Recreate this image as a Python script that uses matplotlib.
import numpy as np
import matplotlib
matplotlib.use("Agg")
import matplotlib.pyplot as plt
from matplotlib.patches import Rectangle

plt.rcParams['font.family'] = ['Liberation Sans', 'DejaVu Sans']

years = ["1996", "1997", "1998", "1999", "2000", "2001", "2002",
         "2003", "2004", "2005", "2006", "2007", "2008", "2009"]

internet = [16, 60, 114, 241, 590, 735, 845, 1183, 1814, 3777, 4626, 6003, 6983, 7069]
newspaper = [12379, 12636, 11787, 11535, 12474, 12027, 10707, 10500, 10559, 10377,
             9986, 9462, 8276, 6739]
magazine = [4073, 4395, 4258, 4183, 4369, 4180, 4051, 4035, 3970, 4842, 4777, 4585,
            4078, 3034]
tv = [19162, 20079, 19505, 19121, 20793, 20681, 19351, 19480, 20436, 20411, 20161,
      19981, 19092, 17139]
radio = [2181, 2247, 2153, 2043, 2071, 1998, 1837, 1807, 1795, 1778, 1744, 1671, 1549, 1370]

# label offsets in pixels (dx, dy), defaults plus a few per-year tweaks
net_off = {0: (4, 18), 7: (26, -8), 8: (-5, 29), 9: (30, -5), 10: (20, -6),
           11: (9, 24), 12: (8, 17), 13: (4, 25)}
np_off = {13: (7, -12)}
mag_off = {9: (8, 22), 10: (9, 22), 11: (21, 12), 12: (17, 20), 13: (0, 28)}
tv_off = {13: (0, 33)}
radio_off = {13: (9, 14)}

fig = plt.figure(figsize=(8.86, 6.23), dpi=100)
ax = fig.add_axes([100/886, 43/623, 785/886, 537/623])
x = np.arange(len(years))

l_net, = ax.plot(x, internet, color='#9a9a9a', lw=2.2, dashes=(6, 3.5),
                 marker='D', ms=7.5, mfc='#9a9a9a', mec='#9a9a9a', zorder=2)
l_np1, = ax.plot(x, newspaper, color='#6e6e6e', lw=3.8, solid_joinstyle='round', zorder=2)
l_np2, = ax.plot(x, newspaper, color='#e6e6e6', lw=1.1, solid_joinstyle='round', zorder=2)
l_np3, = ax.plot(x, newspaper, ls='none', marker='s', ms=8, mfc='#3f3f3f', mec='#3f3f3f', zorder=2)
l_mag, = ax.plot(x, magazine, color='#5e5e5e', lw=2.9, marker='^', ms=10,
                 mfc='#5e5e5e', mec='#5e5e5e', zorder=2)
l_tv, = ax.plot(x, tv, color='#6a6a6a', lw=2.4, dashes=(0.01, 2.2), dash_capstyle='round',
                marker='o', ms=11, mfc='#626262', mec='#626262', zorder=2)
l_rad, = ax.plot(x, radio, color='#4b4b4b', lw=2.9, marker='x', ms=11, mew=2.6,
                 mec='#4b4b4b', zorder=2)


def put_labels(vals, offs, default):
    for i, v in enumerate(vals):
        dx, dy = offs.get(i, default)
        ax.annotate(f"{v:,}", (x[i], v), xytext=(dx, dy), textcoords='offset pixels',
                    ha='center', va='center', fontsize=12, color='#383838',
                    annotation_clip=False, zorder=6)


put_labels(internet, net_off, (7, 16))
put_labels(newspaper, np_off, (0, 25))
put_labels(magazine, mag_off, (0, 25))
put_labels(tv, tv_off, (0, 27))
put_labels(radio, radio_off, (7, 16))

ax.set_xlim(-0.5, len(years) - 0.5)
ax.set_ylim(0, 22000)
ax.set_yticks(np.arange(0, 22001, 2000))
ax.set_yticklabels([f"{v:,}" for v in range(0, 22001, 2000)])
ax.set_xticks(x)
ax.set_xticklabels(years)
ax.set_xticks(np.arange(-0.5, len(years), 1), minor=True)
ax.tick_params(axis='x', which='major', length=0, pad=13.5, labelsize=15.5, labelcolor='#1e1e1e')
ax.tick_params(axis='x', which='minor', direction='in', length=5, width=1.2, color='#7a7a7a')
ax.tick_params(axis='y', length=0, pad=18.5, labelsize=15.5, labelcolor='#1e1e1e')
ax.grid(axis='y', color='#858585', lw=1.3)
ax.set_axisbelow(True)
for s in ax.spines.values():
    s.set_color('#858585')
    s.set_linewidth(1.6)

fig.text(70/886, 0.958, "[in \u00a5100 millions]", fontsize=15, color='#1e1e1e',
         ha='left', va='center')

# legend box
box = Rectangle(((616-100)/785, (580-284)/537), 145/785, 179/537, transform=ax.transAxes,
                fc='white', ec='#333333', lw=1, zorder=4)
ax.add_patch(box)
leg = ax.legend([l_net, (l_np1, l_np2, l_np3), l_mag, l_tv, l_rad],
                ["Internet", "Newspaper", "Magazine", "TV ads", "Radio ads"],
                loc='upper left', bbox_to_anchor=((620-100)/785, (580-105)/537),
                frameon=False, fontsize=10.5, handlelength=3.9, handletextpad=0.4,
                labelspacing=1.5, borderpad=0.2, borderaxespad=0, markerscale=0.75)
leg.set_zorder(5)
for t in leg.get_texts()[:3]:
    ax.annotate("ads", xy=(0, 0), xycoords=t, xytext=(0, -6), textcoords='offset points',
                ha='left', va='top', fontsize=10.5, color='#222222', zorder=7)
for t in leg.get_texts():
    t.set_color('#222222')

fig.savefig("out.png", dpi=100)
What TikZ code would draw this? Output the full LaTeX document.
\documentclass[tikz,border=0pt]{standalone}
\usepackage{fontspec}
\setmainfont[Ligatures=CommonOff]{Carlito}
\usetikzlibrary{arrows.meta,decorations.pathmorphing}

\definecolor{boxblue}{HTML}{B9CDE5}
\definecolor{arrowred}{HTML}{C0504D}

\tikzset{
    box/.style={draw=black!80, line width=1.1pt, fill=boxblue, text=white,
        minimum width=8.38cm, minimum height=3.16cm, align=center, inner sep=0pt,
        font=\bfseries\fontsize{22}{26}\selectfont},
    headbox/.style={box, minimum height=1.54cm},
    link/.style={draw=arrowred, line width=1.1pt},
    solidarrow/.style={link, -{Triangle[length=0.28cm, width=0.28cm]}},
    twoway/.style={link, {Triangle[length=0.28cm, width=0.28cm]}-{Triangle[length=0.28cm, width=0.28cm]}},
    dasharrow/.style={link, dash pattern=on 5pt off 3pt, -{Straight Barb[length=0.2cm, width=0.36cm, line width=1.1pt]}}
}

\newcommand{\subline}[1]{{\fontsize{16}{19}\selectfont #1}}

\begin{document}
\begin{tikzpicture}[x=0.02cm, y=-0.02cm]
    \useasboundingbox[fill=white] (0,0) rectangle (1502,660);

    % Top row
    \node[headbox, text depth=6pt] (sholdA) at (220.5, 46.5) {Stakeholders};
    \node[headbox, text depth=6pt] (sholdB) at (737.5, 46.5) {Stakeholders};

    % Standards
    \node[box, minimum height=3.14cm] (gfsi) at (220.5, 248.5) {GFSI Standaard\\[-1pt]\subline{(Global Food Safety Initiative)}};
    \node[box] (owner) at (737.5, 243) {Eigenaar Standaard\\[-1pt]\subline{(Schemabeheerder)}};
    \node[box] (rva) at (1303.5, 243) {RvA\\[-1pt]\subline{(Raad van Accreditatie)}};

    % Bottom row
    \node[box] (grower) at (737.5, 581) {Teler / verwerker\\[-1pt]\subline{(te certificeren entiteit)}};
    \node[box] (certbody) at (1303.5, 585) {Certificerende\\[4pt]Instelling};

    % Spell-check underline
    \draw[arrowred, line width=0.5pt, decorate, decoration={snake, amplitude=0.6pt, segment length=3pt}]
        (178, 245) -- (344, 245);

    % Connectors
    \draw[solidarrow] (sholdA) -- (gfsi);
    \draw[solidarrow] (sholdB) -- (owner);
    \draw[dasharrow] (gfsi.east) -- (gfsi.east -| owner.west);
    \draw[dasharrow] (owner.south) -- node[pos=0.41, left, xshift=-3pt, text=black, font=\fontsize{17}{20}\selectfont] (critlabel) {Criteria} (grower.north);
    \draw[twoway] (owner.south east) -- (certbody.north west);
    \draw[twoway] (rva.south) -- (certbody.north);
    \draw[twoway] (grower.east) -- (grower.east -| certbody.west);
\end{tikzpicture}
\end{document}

=== Objective ===
Return the opening line of the data and every line after it through the line containing "x = np.arange(len(years))", please, exactly as written and with nothing added.

=== Completed task ===
Recreate this image as a Python script that uses matplotlib.
import numpy as np
import matplotlib
matplotlib.use("Agg")
import matplotlib.pyplot as plt
from matplotlib.patches import Rectangle

plt.rcParams['font.family'] = ['Liberation Sans', 'DejaVu Sans']

years = ["1996", "1997", "1998", "1999", "2000", "2001", "2002",
         "2003", "2004", "2005", "2006", "2007", "2008", "2009"]

internet = [16, 60, 114, 241, 590, 735, 845, 1183, 1814, 3777, 4626, 6003, 6983, 7069]
newspaper = [12379, 12636, 11787, 11535, 12474, 12027, 10707, 10500, 10559, 10377,
             9986, 9462, 8276, 6739]
magazine = [4073, 4395, 4258, 4183, 4369, 4180, 4051, 4035, 3970, 4842, 4777, 4585,
            4078, 3034]
tv = [19162, 20079, 19505, 19121, 20793, 20681, 19351, 19480, 20436, 20411, 20161,
      19981, 19092, 17139]
radio = [2181, 2247, 2153, 2043, 2071, 1998, 1837, 1807, 1795, 1778, 1744, 1671, 1549, 1370]

# label offsets in pixels (dx, dy), defaults plus a few per-year tweaks
net_off = {0: (4, 18), 7: (26, -8), 8: (-5, 29), 9: (30, -5), 10: (20, -6),
           11: (9, 24), 12: (8, 17), 13: (4, 25)}
np_off = {13: (7, -12)}
mag_off = {9: (8, 22), 10: (9, 22), 11: (21, 12), 12: (17, 20), 13: (0, 28)}
tv_off = {13: (0, 33)}
radio_off = {13: (9, 14)}

fig = plt.figure(figsize=(8.86, 6.23), dpi=100)
ax = fig.add_axes([100/886, 43/623, 785/886, 537/623])
x = np.arange(len(years))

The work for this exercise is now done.